Legendary investor Warren Buffet’s offer to help bail out the ailing municipal bond market also breathed life into financials. This soon evaporated, however, as the offer on the table ultimately proved unattractive, only taking the best assets of the monoline insurers, and several rejected it out of hand.

Roll on poor numbers from UBS and then B&B and the market has ended up back where it started the week.

Stokes believes much of the volatility in the mining sector this week, which has seen alternating rises and falls for the majority, has been caused by a combination of profit takers and other investors buying into the dips.

Elsewhere, housebuilders took another beating on the likelihood of fewer rate cuts with Persimmon and Bovis giving up 3-4 per cent each.

Diageo was on of the bright spots of the week, the drinks company reporting sales up 4.5 per cent, buoyed by US demand and sales of premium spirits.

Perhaps the Wall Street traders are steadying their nerves.

Looking forward, King says the recent market falls have led to a rare convergence in the equity/gilt ratio.

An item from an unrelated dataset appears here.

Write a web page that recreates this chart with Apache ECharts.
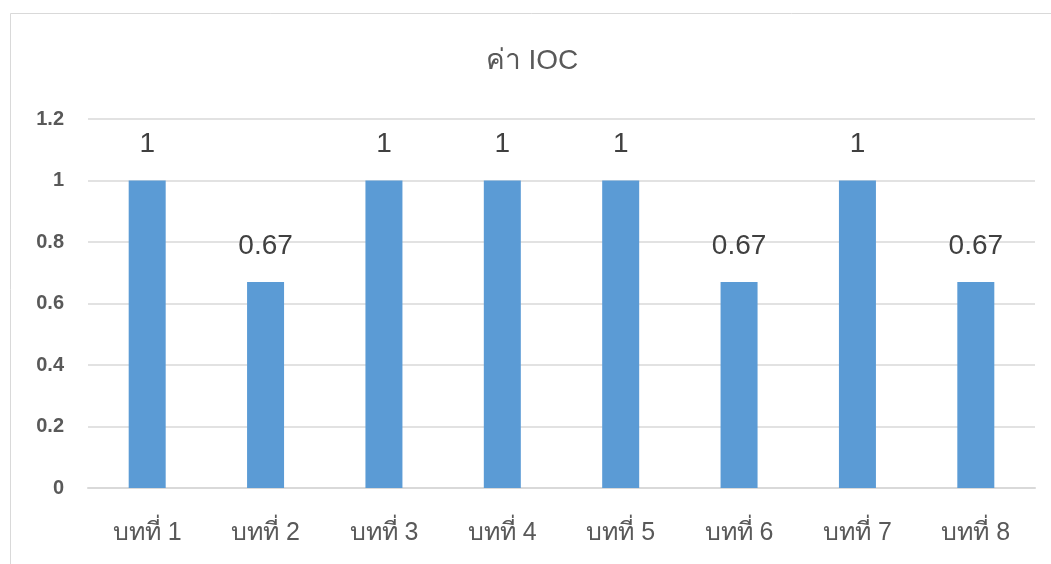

He says with 10 year gilts yielding 4.5 per cent, equivalent to 3.5 per cent for basic rate taxpayers, and the FTSE Allshare yielding 3.5 per cent, now could be the time to buy.

“The market ought to have found a strong support level,” he says. “Dividends are pretty well covered and the one year outlook shows it pays more to hold equities than gilts and that is rare.”

He also points to recent net outflows from investment funds as a classic contrarian indicator. Perhaps the outlook is not as bad as King fears and it certainly should be a lot clearer after the bank’s reporting season is done.